Pexton was followed on January 12 by New York Times public editor Arthur Brisbane, who used his blog to do a little crowdsourcing. Brisbane asked his readers what the Times should do when people in the news lie. Is it all right for journalists to say they're lying liars? Or, as Brisbane put it, "Is it possible to be objective and fair when the reporter is choosing to correct one fact over another?"

The reaction on Twitter, on blogs and elsewhere was explosive and overwhelmingly negative, as Mark Coddington documented in his weekly news round-up for the Nieman Journalism Lab. And here I am, many days later, trying to make sense of it.

You may have heard that the job of the critic is to shoot the wounded. In this case, I'm so late that I'm turning over the corpses to make sure they're still dead. But there's an advantage to that. Passions have cooled. My passions have cooled. And with a bit of perspective, I've come to the conclusion that Pexton's and Brisbane's inartfully worded pieces provoked the response they did, not because of their specifics, but because they appeared to confirm precisely what technologically savvy, politically liberal observers most loath about the traditional media.

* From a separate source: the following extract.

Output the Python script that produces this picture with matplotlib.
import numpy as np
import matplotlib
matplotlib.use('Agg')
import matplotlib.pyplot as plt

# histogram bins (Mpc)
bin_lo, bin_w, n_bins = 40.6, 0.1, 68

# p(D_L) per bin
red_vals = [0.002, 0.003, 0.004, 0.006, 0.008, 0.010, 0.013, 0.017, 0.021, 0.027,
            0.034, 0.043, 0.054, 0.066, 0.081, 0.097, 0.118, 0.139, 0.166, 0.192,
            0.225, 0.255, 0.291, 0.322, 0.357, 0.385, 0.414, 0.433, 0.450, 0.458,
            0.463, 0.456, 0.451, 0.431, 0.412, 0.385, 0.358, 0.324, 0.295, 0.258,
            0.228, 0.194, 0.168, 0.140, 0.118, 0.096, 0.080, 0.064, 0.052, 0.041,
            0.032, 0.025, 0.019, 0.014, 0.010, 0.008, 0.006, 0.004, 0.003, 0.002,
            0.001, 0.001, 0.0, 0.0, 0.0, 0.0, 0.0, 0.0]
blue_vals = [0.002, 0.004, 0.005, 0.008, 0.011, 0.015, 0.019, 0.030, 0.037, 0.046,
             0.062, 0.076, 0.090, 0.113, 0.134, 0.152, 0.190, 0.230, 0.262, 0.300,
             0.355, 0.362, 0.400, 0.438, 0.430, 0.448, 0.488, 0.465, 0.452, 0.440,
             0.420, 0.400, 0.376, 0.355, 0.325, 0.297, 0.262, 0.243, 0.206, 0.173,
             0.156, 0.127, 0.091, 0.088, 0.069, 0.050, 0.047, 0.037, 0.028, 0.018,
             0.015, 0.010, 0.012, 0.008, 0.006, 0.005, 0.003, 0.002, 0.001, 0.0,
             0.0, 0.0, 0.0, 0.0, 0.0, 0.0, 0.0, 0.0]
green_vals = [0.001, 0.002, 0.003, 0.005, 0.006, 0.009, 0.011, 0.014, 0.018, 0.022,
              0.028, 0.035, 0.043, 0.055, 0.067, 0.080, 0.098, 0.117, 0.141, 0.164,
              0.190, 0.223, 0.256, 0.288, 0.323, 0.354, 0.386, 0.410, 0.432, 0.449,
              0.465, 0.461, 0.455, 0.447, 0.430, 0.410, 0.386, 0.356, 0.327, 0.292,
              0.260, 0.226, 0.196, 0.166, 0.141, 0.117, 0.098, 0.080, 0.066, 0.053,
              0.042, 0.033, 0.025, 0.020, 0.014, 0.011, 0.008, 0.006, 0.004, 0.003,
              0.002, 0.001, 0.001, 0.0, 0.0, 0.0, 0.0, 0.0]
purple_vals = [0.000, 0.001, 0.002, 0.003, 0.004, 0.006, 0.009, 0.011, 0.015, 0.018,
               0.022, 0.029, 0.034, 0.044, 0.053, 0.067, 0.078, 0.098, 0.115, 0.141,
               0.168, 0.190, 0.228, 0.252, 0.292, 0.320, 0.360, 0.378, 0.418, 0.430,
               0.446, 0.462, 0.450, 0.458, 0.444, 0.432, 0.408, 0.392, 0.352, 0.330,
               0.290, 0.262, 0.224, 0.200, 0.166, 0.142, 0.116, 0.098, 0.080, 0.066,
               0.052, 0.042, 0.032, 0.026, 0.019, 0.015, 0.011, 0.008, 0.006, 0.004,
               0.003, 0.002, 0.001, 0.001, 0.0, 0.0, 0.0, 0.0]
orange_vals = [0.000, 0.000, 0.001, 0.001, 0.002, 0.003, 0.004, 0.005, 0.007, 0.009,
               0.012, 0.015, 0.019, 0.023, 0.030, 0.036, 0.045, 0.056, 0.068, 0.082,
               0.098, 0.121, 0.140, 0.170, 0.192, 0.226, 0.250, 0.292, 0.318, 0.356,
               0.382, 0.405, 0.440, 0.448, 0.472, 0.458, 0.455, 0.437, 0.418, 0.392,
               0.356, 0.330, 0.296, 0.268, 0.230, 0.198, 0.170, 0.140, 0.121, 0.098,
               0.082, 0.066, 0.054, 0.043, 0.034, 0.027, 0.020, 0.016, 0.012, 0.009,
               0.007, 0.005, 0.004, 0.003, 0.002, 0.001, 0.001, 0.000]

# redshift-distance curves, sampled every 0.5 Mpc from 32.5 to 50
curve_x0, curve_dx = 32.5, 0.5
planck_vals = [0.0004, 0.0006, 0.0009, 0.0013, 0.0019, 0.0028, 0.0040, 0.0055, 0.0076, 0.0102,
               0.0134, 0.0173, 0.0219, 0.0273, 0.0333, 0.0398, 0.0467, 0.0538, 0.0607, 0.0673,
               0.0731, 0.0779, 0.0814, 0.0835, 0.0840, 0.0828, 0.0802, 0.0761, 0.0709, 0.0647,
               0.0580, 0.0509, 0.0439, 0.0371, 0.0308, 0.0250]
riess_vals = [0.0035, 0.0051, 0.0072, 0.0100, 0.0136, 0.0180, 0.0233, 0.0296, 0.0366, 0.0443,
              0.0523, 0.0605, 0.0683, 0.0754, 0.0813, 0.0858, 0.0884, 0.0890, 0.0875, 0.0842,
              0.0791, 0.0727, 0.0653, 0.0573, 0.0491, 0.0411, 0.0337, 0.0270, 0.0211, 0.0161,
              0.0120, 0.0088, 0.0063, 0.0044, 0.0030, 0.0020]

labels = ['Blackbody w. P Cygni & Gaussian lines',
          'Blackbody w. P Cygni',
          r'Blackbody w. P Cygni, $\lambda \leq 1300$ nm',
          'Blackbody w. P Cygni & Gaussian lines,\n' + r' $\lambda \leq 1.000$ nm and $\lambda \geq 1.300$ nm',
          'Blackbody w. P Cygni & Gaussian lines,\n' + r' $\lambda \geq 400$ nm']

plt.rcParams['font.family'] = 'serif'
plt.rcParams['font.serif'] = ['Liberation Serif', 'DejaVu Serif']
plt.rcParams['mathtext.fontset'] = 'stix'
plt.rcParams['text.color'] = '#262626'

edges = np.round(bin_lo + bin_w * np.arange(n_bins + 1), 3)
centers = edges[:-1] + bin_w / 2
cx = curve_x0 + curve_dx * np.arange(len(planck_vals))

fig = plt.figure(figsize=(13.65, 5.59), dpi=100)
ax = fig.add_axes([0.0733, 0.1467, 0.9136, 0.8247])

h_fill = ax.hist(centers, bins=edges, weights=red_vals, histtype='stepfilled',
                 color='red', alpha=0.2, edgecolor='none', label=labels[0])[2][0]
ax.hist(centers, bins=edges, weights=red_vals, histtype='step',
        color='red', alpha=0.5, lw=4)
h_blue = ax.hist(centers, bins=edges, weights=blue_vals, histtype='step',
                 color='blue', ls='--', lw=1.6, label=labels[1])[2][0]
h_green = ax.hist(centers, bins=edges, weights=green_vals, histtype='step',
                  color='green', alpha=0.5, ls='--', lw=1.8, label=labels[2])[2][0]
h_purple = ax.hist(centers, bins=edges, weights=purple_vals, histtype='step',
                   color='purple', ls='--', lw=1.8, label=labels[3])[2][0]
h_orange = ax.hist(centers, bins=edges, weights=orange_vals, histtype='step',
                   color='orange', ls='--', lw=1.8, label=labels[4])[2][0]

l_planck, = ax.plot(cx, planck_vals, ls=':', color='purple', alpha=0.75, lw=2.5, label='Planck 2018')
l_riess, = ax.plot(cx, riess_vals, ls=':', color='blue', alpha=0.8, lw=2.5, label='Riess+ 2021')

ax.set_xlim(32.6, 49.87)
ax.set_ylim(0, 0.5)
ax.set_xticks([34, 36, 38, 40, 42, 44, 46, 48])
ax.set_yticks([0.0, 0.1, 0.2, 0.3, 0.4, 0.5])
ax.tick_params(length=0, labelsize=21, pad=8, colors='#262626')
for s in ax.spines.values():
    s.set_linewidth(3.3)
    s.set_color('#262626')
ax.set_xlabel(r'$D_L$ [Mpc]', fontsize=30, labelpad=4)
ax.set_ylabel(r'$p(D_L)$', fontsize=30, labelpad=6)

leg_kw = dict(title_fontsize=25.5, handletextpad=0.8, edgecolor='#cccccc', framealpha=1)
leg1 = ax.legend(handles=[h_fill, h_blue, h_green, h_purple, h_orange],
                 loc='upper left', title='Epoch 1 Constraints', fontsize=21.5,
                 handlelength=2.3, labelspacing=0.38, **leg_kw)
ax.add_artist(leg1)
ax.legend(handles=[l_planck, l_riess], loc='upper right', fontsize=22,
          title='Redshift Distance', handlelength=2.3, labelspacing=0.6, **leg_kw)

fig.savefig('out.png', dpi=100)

I'll work backwards and start with Brisbane. Among liberals, there may be no belief more deeply ingrained than the notion that large, established media organizations such as the Times don't dare call out the falsehoods promoted by the right with nearly the same gusto they show when they flog their supposed allies on the left. Eric Alterman described the phenomenon years ago. Conservatives excel at "working the refs," he wrote in his book What Liberal Media?, and thus journalists have become hypersensitive to charges of liberal media bias.

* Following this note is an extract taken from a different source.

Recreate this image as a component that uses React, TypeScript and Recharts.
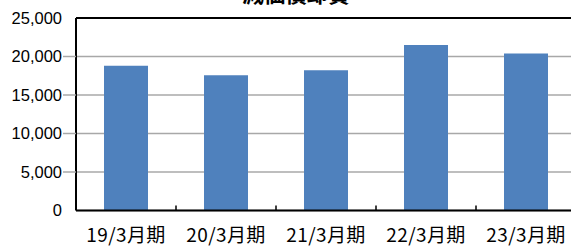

There's a lot of truth to that complaint, which is why left-leaning organizations such as Media Matters for America, news sites such as Talking Points Memo and the Huffington Post, and commentators such as Rachel Maddow, Keith Olbermann and Glenn Greenwald have all built a considerable following.

Yet in reading Brisbane's subsequent email to Jim Romenesko and his follow-up post, it becomes clear that he wasn't referring the outmoded strictures of objectivity so much as he was to the perils of fact-checking -- something I wrote about here a few weeks ago after PolitiFact came under fire from both the left and the right for hanging a scarlet "L" (for "lie") on statements that were often a matter of interpretation and opinion.

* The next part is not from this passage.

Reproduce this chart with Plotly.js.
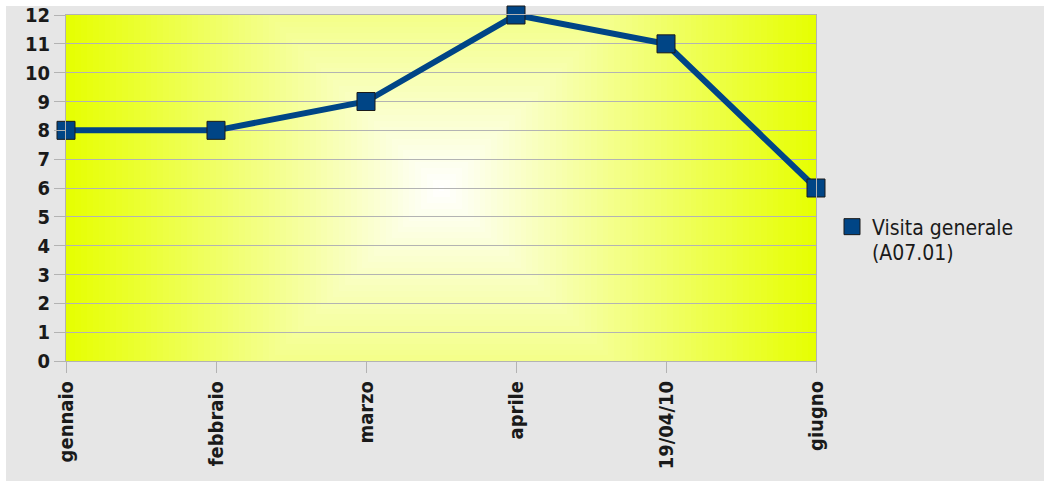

Pexton's seeming Neo-Luddism, meanwhile, played into the digerati's notion that traditional news folks, deep in their heart of hearts, still think the Internet is a fad, or at least wish it were. Yet while everyone else was poking fun at Pexton's get-off-my-lawn commentary, Jay Rosen -- as prominent a digital-journalism thinker as we've got -- reached out and asked him what he meant. The result was an intelligent conversation between two people who care deeply about journalism's future, one an outsider, one an insider. Here's Pexton, putting forth a proposition with which it's hard to disagree:

I had a conversation with an editor this week, who attended a story planning meeting, and the editor said that three-fourths of the discussion was on what kind of videos, photo galleries, and online polls to do and almost no discussion of the story's written focus and direction. It's all distracting. Some of it is absolutely necessary, but I think a bit more focus on the reporting first, then come in with the add ons later.

The ombudsman's job itself can sometimes seem like an artifact of an earlier age, and some news organizations (the Boston Globe, to name one) have gotten rid of them as staffs have shrunk and budgets have tightened. If the position is to remain vital, it needs to be rethought, writes Dan Gillmor, as an outlet for aggregation and curation rather than pontification.

The mistake Pexton and Brisbane both made was to raise legitimate concerns incoherently, oblivious to how they would be perceived by their smartest, most skeptical critics. But the reason they were subjected to such withering criticism was because they appeared to be confirming our prejudices about the technologically averse, politically timid agenda that we imagine dominates the newsrooms and executive suites of legacy news organizations.

It wasn't fair to them. And though piling on may have felt good, it did nothing to advance the conversation about where journalism is headed.